Asymptotic forms for hard and soft edge general $\beta$ conditional gap probabilities

TL;DR

This paper extends Dyson's log-gas formalism to compute asymptotic gap probabilities at the edges of random matrix beta-ensembles, introducing a potential drop term for accuracy with multiple eigenvalues.

Contribution

It modifies the existing formalism by replacing the entropy term with a potential drop term, enabling accurate asymptotic expansions for conditioned gap probabilities with multiple eigenvalues.

Findings

Derived conjectured asymptotic expansions for gap probabilities including multiple eigenvalues.

Modified the formalism to incorporate a potential drop term for consistency with known results.

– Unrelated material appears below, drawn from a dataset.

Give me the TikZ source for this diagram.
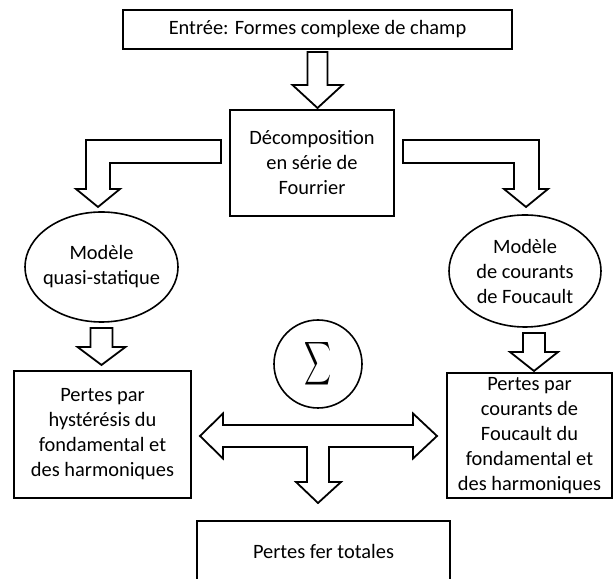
\documentclass[tikz,border=0pt]{standalone}
\usepackage{fontspec}
\setmainfont{Carlito}
\usetikzlibrary{positioning,calc,shapes.geometric}

\begin{document}
\begin{tikzpicture}[
  x=1bp, y=1bp,
  font=\fontsize{20.4bp}{25bp}\selectfont,
  box/.style={draw,line width=2.4bp,align=center,inner sep=2bp,outer sep=0pt},
  model/.style={draw,ellipse,line width=1.6bp,align=center,
                inner xsep=-8bp,inner ysep=0pt,outer sep=0pt},
  sumc/.style={draw,circle,line width=1.6bp,minimum size=88bp,
               inner sep=0pt,outer sep=0pt},
  blk/.style={draw,line width=1.8bp,line join=miter,fill=white}
]
\useasboundingbox (0,0) rectangle (616,579);

% input and Fourier
\node[box,minimum width=389bp,minimum height=39bp] (entree) at (317.5,549.5)
 {Entrée: Formes complexe de champ};
\node[box,below=61bp of entree,xshift=-5.5bp,minimum width=164bp,
 minimum height=106bp] (fourier) {Décomposition\\en série de\\Fourrier};
\draw[blk] ($(entree.south)+(-10,-3)$) -- ++(0,-33) -- ++(-15,0)
 -- ($(entree.south |- fourier.north)+(0,2)$) -- ++(25,23) -- ++(-15,0)
 -- ++(0,33) -- cycle;

% models
\node[model,minimum width=153bp,minimum height=110bp] (quasi) at (101.5,312)
 {Modèle\\quasi-statique};
\node[model,minimum width=152bp,minimum height=112bp] (foucault) at (525,308)
 {Modèle\\de courants\\de Foucault};
\draw[blk] ($(fourier.west)+(-9,0)$) -- ++(0,23)
 -| ($(quasi.north)+(-15.5,23)$) -- ++(-10,0)
 -- ($(quasi.north)+(-3.5,5)$) -- ++(22,18) -- ++(-10,0)
 |- ($(fourier.west)+(-9,0)$) -- cycle;
\draw[blk] ($(fourier.east)+(9,0)$) -- ++(0,23)
 -| ($(foucault.north)+(14,26)$) -- ++(9,0)
 -- ($(foucault.north)+(1,8)$) -- ++(-22,18) -- ++(10,0)
 |- ($(fourier.east)+(9,0)$) -- cycle;

% losses
\node[box,below=49bp of quasi,xshift=1bp,minimum width=177bp,
 minimum height=127bp] (hyst)
 {Pertes par\\hystérésis du\\fondamental et\\des harmoniques};
\node[box,below=46bp of foucault,xshift=4.5bp,minimum width=165bp,
 minimum height=125bp] (eddy)
 {Pertes par\\courants de\\Foucault du\\fondamental et\\des harmoniques};
\draw[blk] ($(quasi.south)+(-11,-6)$) -- ++(0,-19) -- ++(-13,0)
 -- ($(quasi.south |- hyst.north)+(0,6)$) -- ++(24,18) -- ++(-13,0)
 -- ++(0,19) -- cycle;
\draw[blk] ($(foucault.south)+(-2,-6)$) -- ++(0,-19) -- ++(-13,0)
 -- ($(foucault.south |- eddy.north)+(9,2)$) -- ++(24,19) -- ++(-13,0)
 -- ++(0,19) -- cycle;

% sum and total
\node[sumc] (sum) at (318,215) {\resizebox{27bp}{40bp}{$\displaystyle\sum$}};
\node[box,minimum width=253bp,minimum height=60bp] (total) at (323.5,28)
 {Pertes fer totales};
\coordinate (lt) at ($(hyst.east)+(9,-1.5)$);
\coordinate (rt) at ($(eddy.west)+(-10,-0.5)$);
\coordinate (dt) at ($(sum.south |- total.north)+(0,18)$);
\draw[blk] (lt) -- ++(23,22.5) -- ++(0,-11.5) -- ($(rt)+(-24,11)$)
 -- ++(0,11.5) -- (rt) -- ++(-24,-22.5) -- ++(0,11.5)
 -- ($(dt)+(11,56)$) -- ++(0,-35) -- ++(12,0) -- (dt) -- ++(-22,21)
 -- ++(11,0) -- ++(0,35) -- ($(lt)+(23,-11)$) -- ++(0,-11.5) -- cycle;
\end{tikzpicture}
\end{document}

Established an asymptotic duality relating beta to 4/beta.

Abstract

An infinite log-gas formalism, due to Dyson, and independently Fogler and Shklovskii, is applied to the computation of conditioned gap probabilities at the hard and soft edges of random matrix $\beta$-ensembles. The conditioning is that there are $n$ eigenvalues in the gap, with $n \ll |t|$, $t$ denoting the end point of the gap. It is found that the entropy term in the formalism must be replaced by a term involving the potential drop to obtain results consistent with known asymptotic expansions in the case $n=0$. With this modification made for general $n$, the derived expansions - which are for the logarithm of the gap probabilities - are conjectured to be correct up to and including terms O$(\log|t|)$. They are shown to satisfy various consistency conditions, including an asymptotic duality formula relating $\beta$ to $4/\beta$.